### [PROBLEM DETAILS]
Using the listing below, give again exactly the lines from the line with "Write a Python" to the line with "return px / W", inclusive, without the pictures.

### [Extracted data entries]
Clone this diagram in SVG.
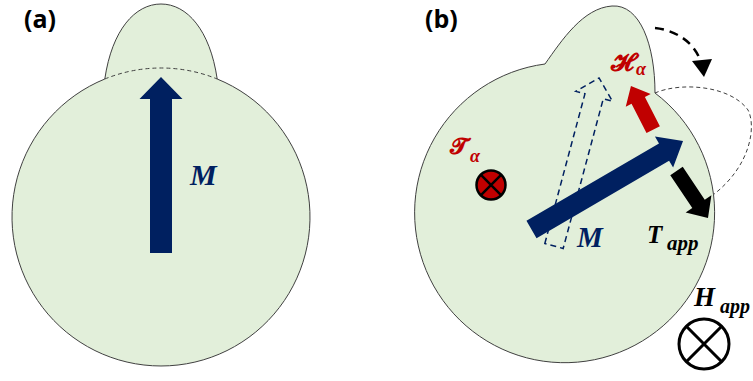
<svg xmlns="http://www.w3.org/2000/svg" width="753" height="381" viewBox="0 0 753 381">
<style>
.body{fill:#E2EFDA;stroke:#404040;stroke-width:1}
.thin{fill:none;stroke:#404040;stroke-width:1;stroke-dasharray:4 3}
.navy{fill:#002060}
.red{fill:#C00000}
.blk{fill:#000}
.lbl{font-family:"Open Sans","Liberation Sans",sans-serif;font-weight:700;font-size:25px;fill:#000}
.math{font-family:"Liberation Serif","DejaVu Serif",serif;font-weight:700;font-style:italic}
.scr{font-family:"DejaVu Serif","DejaVu Sans","Liberation Serif",serif;font-weight:700}
</style>
<rect width="753" height="381" fill="#fff"/>
<g id="panel-a">
  <text class="lbl" x="24" y="28">(a)</text>
  <g id="cell-a">
    <path class="body" d="M104.8,79 C112,30 135,4 161,4 C187,4 210,30 217.2,79 A149,149 0 1 1 104.8,79 Z"/>
    <path class="thin" d="M104.8,79 A149,149 0 0 1 217.2,79"/>
  </g>
  <g id="M-a">
    <path class="navy" transform="translate(161,253)" d="M-11,0 V-154 H-21.5 L0,-176 L21.5,-154 H11 V0 Z"/>
    <text class="math" x="190" y="185" font-size="30" fill="#002060">M</text>
  </g>
</g>
<g id="panel-b">
  <text class="lbl" x="425" y="28">(b)</text>
  <g id="cell-b">
    <path class="thin" d="M655,93 C680,82 730,85 748,110 C756,125 752,165 713,195"/>
    <path class="body" d="M545,64 C562,40 583,8 612,6 C640,4 655,45 655,93 A150,150 0 1 1 545,64 Z"/>
  </g>
  <g id="connectors">
    <path d="M655,28 C675,30 694,42 700,60" fill="none" stroke="#000" stroke-width="2.5" stroke-dasharray="9 6"/>
    <polygon class="blk" points="692,61 712,59 704,77"/>
  </g>
  <g id="M-ghost">
    <path transform="translate(554,246) rotate(15)" d="M-9.5,0 V-155 H-19 L0,-174 L19,-155 H9.5 V0 Z" fill="none" stroke="#002060" stroke-width="1.5" stroke-dasharray="6 4"/>
  </g>
  <g id="M-b">
    <path class="navy" transform="translate(531.5,229.5) rotate(59.7)" d="M-10,0 V-153.5 H-18 L0,-175.5 L18,-153.5 H10 V0 Z"/>
    <text class="math" x="577" y="247" font-size="29" fill="#002060">M</text>
  </g>
  <g id="H-alpha">
    <path class="red" transform="translate(653.2,129.7) rotate(-27)" d="M-7.5,0 V-33 H-14 L0,-49 L14,-33 H7.5 V0 Z"/>
    <text class="scr" x="611" y="71" font-size="25" fill="#C00000">𝓗</text>
    <text class="math" x="636" y="75" font-size="18" fill="#C00000">α</text>
  </g>
  <g id="T-app">
    <path class="blk" transform="translate(676.5,171) rotate(146.2)" d="M-7.5,0 V-39.6 H-15.5 L0,-56.6 L15.5,-39.6 H7.5 V0 Z"/>
    <text class="math" x="647" y="243" font-size="25" fill="#000">T</text>
    <text class="math" x="667" y="250" font-size="21" fill="#000">app</text>
  </g>
  <g id="T-alpha">
    <text class="scr" x="450" y="154" font-size="23" fill="#C00000">𝓣</text>
    <text class="math" x="470" y="162" font-size="18" fill="#C00000">α</text>
    <circle cx="491" cy="185" r="14.5" fill="#C00000" stroke="#000" stroke-width="2.5"/>
    <path d="M480.7,174.7 L501.3,195.3 M501.3,174.7 L480.7,195.3" stroke="#000" stroke-width="2.5"/>
  </g>
  <g id="H-app">
    <text class="math" x="694" y="306" font-size="27" fill="#000">H</text>
    <text class="math" x="720" y="313" font-size="20" fill="#000">app</text>
    <circle cx="704" cy="344" r="25" fill="none" stroke="#000" stroke-width="3"/>
    <path d="M686.3,326.3 L721.7,361.7 M721.7,326.3 L686.3,361.7" stroke="#000" stroke-width="3"/>
  </g>
</g>
</svg>
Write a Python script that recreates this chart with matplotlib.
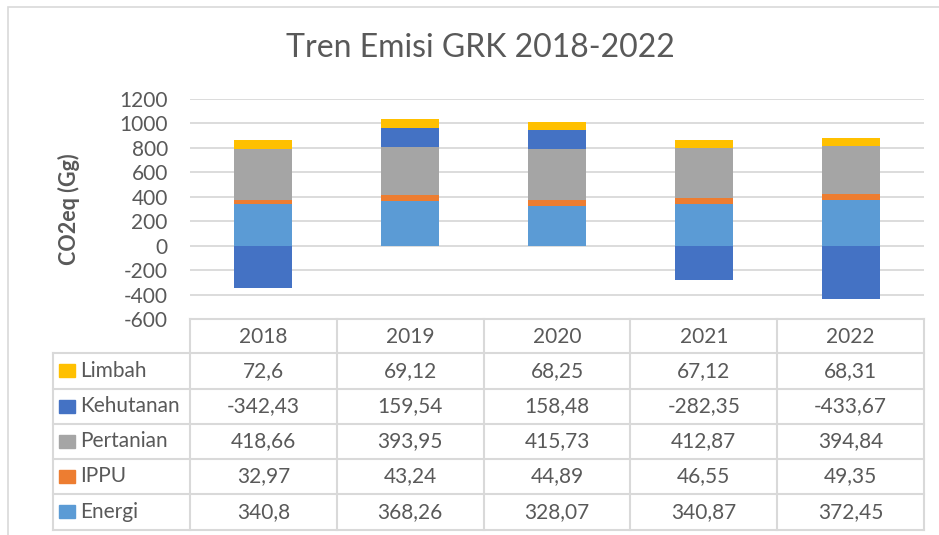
import matplotlib.pyplot as plt
from matplotlib.patches import Rectangle
import numpy as np

plt.rcParams['font.family'] = ['Lato', 'DejaVu Sans']
plt.rcParams['axes.unicode_minus'] = False

years = ['2018', '2019', '2020', '2021', '2022']
sectors = ['Energi', 'IPPU', 'Pertanian', 'Kehutanan', 'Limbah']
energi = [340.8, 368.26, 328.07, 340.87, 372.45]
ippu = [32.97, 43.24, 44.89, 46.55, 49.35]
pertanian = [418.66, 393.95, 415.73, 412.87, 394.84]
kehutanan = [-342.43, 159.54, 158.48, -282.35, -433.67]
limbah = [72.6, 69.12, 68.25, 67.12, 68.31]
colors = ['#5B9BD5', '#ED7D31', '#A5A5A5', '#4472C4', '#FFC000']

series = [energi, ippu, pertanian, kehutanan, limbah]
txt = '#595959'
grid = '#D9D9D9'

W, H = 939, 535
fig = plt.figure(figsize=(W / 100, H / 100), dpi=100)

# outer chart frame
fig.patches.append(Rectangle((8 / W, -0.1), 1.2, (H - 7) / H + 0.1, transform=fig.transFigure,
                             fill=False, edgecolor=grid, lw=1.2))

def fx(px):
    return px / W

def fy(py):
    return 1 - py / H

left, right, top, bottom = 190, 924, 99, 319
ax = fig.add_axes([fx(left), fy(bottom), fx(right) - fx(left), fy(top) - fy(bottom)])

x = np.arange(len(years))
pos = np.zeros(len(years))
neg = np.zeros(len(years))
for vals, c in zip(series, colors):
    v = np.array(vals)
    base = np.where(v >= 0, pos, neg)
    ax.bar(x, v, bottom=base, width=0.395, color=c, zorder=3)
    pos = pos + np.where(v >= 0, v, 0)
    neg = neg + np.where(v < 0, v, 0)

ax.set_xlim(-0.5, len(years) - 0.5)
ax.set_ylim(-600, 1200)
ax.set_yticks(range(-600, 1201, 200))
ax.set_xticks([])
ax.tick_params(axis='y', length=0, pad=16, labelsize=15, labelcolor=txt)
ax.grid(axis='y', color=grid, lw=1.3, zorder=0)
for s in ax.spines.values():
    s.set_visible(False)
ax.set_ylabel('CO2eq (Gg)', fontsize=15.5, color=txt, fontweight='bold', labelpad=28)

fig.text(0.512, fy(48), 'Tren Emisi GRK 2018-2022', ha='center', va='center',
         fontsize=23, color=txt)

# data table under the plot
tl, tr, tt, tb = 53, 924, 319, 530
tab = fig.add_axes([fx(tl), fy(tb), fx(tr) - fx(tl), fy(tt) - fy(tb)])
tab.set_xlim(tl, tr)
tab.set_ylim(tb, tt)
tab.axis('off')
rows_y = [319, 353, 389, 424, 459, 494, 530]
col_w = (tr - left) / len(years)
cols_x = [left + i * col_w for i in range(len(years) + 1)]

tab.plot([left, tr], [rows_y[0], rows_y[0]], color=grid, lw=1.5, clip_on=False)
for yy in rows_y[1:]:
    tab.plot([tl, tr], [yy, yy], color=grid, lw=1.5, clip_on=False)
tab.plot([tl, tl], [rows_y[1], rows_y[-1]], color=grid, lw=1.5, clip_on=False)
for xx in cols_x:
    tab.plot([xx, xx], [rows_y[0], rows_y[-1]], color=grid, lw=1.5, clip_on=False)

for i, yr in enumerate(years):
    tab.text(cols_x[i] + col_w / 2, (rows_y[0] + rows_y[1]) / 2 + 1, yr,
             ha='center', va='center', fontsize=15, color=txt)

order = list(range(len(sectors)))[::-1]
for r, k in enumerate(order):
    yc = (rows_y[r + 1] + rows_y[r + 2]) / 2
    tab.add_patch(Rectangle((59, yc - 6.5), 16, 13, color=colors[k], clip_on=False))
    tab.text(80, yc, sectors[k], ha='left', va='center', fontsize=15, color=txt)
    for i, v in enumerate(series[k]):
        tab.text(cols_x[i] + col_w / 2, yc, f'{v:g}'.replace('.', ','),
                 ha='center', va='center', fontsize=15, color=txt)

fig.savefig('out.png', dpi=100)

### [FINAL RESULT]
Write a Python script that recreates this chart with matplotlib.
import matplotlib.pyplot as plt
from matplotlib.patches import Rectangle
import numpy as np

plt.rcParams['font.family'] = ['Lato', 'DejaVu Sans']
plt.rcParams['axes.unicode_minus'] = False

years = ['2018', '2019', '2020', '2021', '2022']
sectors = ['Energi', 'IPPU', 'Pertanian', 'Kehutanan', 'Limbah']
energi = [340.8, 368.26, 328.07, 340.87, 372.45]
ippu = [32.97, 43.24, 44.89, 46.55, 49.35]
pertanian = [418.66, 393.95, 415.73, 412.87, 394.84]
kehutanan = [-342.43, 159.54, 158.48, -282.35, -433.67]
limbah = [72.6, 69.12, 68.25, 67.12, 68.31]
colors = ['#5B9BD5', '#ED7D31', '#A5A5A5', '#4472C4', '#FFC000']

series = [energi, ippu, pertanian, kehutanan, limbah]
txt = '#595959'
grid = '#D9D9D9'

W, H = 939, 535
fig = plt.figure(figsize=(W / 100, H / 100), dpi=100)

# outer chart frame
fig.patches.append(Rectangle((8 / W, -0.1), 1.2, (H - 7) / H + 0.1, transform=fig.transFigure,
                             fill=False, edgecolor=grid, lw=1.2))

def fx(px):
    return px / W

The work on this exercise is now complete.